#### DIRECTIVE:
Give every line again exactly as it appears, please, but not the pictures.

#### PROVIDED MATERIAL:
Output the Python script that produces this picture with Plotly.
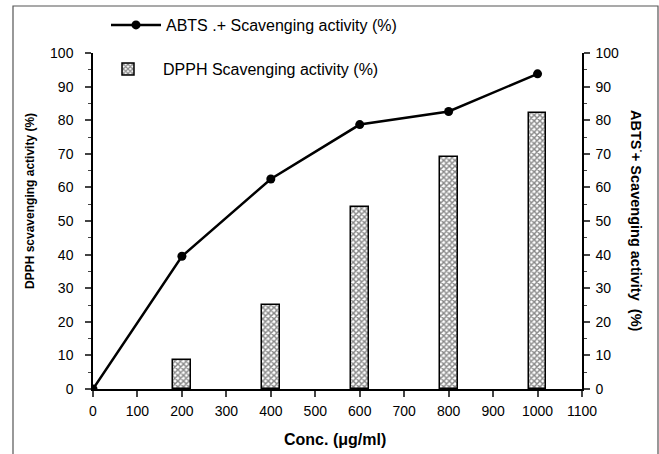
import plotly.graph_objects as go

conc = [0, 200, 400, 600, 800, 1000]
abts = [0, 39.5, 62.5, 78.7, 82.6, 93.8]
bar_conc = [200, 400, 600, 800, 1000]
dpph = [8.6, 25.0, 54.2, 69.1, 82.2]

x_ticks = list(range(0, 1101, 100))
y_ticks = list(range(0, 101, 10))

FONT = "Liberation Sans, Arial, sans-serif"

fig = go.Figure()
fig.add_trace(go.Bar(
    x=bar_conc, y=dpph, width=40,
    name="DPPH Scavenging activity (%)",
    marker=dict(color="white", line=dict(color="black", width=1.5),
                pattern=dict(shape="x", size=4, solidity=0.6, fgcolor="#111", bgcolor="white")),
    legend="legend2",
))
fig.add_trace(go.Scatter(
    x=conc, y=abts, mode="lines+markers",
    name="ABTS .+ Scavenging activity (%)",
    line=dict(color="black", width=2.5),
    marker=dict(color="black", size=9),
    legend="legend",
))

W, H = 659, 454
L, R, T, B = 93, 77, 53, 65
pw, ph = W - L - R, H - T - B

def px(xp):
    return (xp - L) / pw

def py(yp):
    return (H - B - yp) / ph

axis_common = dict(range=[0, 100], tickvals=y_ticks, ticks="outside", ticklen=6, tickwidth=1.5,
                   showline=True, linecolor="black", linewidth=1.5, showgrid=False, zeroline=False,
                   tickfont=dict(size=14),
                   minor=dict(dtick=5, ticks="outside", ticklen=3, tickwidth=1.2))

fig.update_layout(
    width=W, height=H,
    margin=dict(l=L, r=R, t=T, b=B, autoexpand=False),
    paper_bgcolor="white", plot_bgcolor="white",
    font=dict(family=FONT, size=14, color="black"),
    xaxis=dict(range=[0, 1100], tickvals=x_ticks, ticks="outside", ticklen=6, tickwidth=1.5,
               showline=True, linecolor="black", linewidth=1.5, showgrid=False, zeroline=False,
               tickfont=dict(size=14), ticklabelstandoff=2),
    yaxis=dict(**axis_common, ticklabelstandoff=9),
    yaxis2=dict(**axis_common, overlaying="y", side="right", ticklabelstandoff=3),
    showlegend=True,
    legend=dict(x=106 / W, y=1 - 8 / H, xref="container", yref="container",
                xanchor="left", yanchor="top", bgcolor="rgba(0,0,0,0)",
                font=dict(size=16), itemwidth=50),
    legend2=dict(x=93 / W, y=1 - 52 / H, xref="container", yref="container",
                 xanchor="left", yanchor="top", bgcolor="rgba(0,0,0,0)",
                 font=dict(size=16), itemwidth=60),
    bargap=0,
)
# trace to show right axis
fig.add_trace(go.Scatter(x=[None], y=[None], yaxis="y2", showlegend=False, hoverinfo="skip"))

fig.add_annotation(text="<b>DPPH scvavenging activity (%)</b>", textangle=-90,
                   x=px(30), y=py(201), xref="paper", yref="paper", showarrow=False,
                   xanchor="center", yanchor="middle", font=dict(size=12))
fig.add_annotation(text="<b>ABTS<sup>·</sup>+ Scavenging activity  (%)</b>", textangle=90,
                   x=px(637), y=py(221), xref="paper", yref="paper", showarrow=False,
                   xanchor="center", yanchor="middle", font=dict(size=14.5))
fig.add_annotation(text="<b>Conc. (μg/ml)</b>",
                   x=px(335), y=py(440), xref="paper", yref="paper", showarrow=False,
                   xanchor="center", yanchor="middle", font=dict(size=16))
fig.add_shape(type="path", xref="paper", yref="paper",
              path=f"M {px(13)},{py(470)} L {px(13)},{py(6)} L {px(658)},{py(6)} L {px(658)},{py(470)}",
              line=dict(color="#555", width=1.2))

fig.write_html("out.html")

#### REPLY TO THE TASK:
Output the Python script that produces this picture with Plotly.
import plotly.graph_objects as go

conc = [0, 200, 400, 600, 800, 1000]
abts = [0, 39.5, 62.5, 78.7, 82.6, 93.8]
bar_conc = [200, 400, 600, 800, 1000]
dpph = [8.6, 25.0, 54.2, 69.1, 82.2]

x_ticks = list(range(0, 1101, 100))
y_ticks = list(range(0, 101, 10))

FONT = "Liberation Sans, Arial, sans-serif"

fig = go.Figure()
fig.add_trace(go.Bar(
    x=bar_conc, y=dpph, width=40,
    name="DPPH Scavenging activity (%)",
    marker=dict(color="white", line=dict(color="black", width=1.5),
                pattern=dict(shape="x", size=4, solidity=0.6, fgcolor="#111", bgcolor="white")),
    legend="legend2",
))
fig.add_trace(go.Scatter(
    x=conc, y=abts, mode="lines+markers",
    name="ABTS .+ Scavenging activity (%)",
    line=dict(color="black", width=2.5),
    marker=dict(color="black", size=9),
    legend="legend",
))

W, H = 659, 454
L, R, T, B = 93, 77, 53, 65
pw, ph = W - L - R, H - T - B

def px(xp):
    return (xp - L) / pw

def py(yp):
    return (H - B - yp) / ph

axis_common = dict(range=[0, 100], tickvals=y_ticks, ticks="outside", ticklen=6, tickwidth=1.5,
                   showline=True, linecolor="black", linewidth=1.5, showgrid=False, zeroline=False,
                   tickfont=dict(size=14),
                   minor=dict(dtick=5, ticks="outside", ticklen=3, tickwidth=1.2))

fig.update_layout(
    width=W, height=H,
    margin=dict(l=L, r=R, t=T, b=B, autoexpand=False),
    paper_bgcolor="white", plot_bgcolor="white",
    font=dict(family=FONT, size=14, color="black"),
    xaxis=dict(range=[0, 1100], tickvals=x_ticks, ticks="outside", ticklen=6, tickwidth=1.5,
               showline=True, linecolor="black", linewidth=1.5, showgrid=False, zeroline=False,
               tickfont=dict(size=14), ticklabelstandoff=2),
    yaxis=dict(**axis_common, ticklabelstandoff=9),
    yaxis2=dict(**axis_common, overlaying="y", side="right", ticklabelstandoff=3),
    showlegend=True,
    legend=dict(x=106 / W, y=1 - 8 / H, xref="container", yref="container",
                xanchor="left", yanchor="top", bgcolor="rgba(0,0,0,0)",
                font=dict(size=16), itemwidth=50),
    legend2=dict(x=93 / W, y=1 - 52 / H, xref="container", yref="container",
                 xanchor="left", yanchor="top", bgcolor="rgba(0,0,0,0)",
                 font=dict(size=16), itemwidth=60),
    bargap=0,
)
# trace to show right axis
fig.add_trace(go.Scatter(x=[None], y=[None], yaxis="y2", showlegend=False, hoverinfo="skip"))

fig.add_annotation(text="<b>DPPH scvavenging activity (%)</b>", textangle=-90,
                   x=px(30), y=py(201), xref="paper", yref="paper", showarrow=False,
                   xanchor="center", yanchor="middle", font=dict(size=12))
fig.add_annotation(text="<b>ABTS<sup>·</sup>+ Scavenging activity  (%)</b>", textangle=90,
                   x=px(637), y=py(221), xref="paper", yref="paper", showarrow=False,
                   xanchor="center", yanchor="middle", font=dict(size=14.5))
fig.add_annotation(text="<b>Conc. (μg/ml)</b>",
                   x=px(335), y=py(440), xref="paper", yref="paper", showarrow=False,
                   xanchor="center", yanchor="middle", font=dict(size=16))
fig.add_shape(type="path", xref="paper", yref="paper",
              path=f"M {px(13)},{py(470)} L {px(13)},{py(6)} L {px(658)},{py(6)} L {px(658)},{py(470)}",
              line=dict(color="#555", width=1.2))

fig.write_html("out.html")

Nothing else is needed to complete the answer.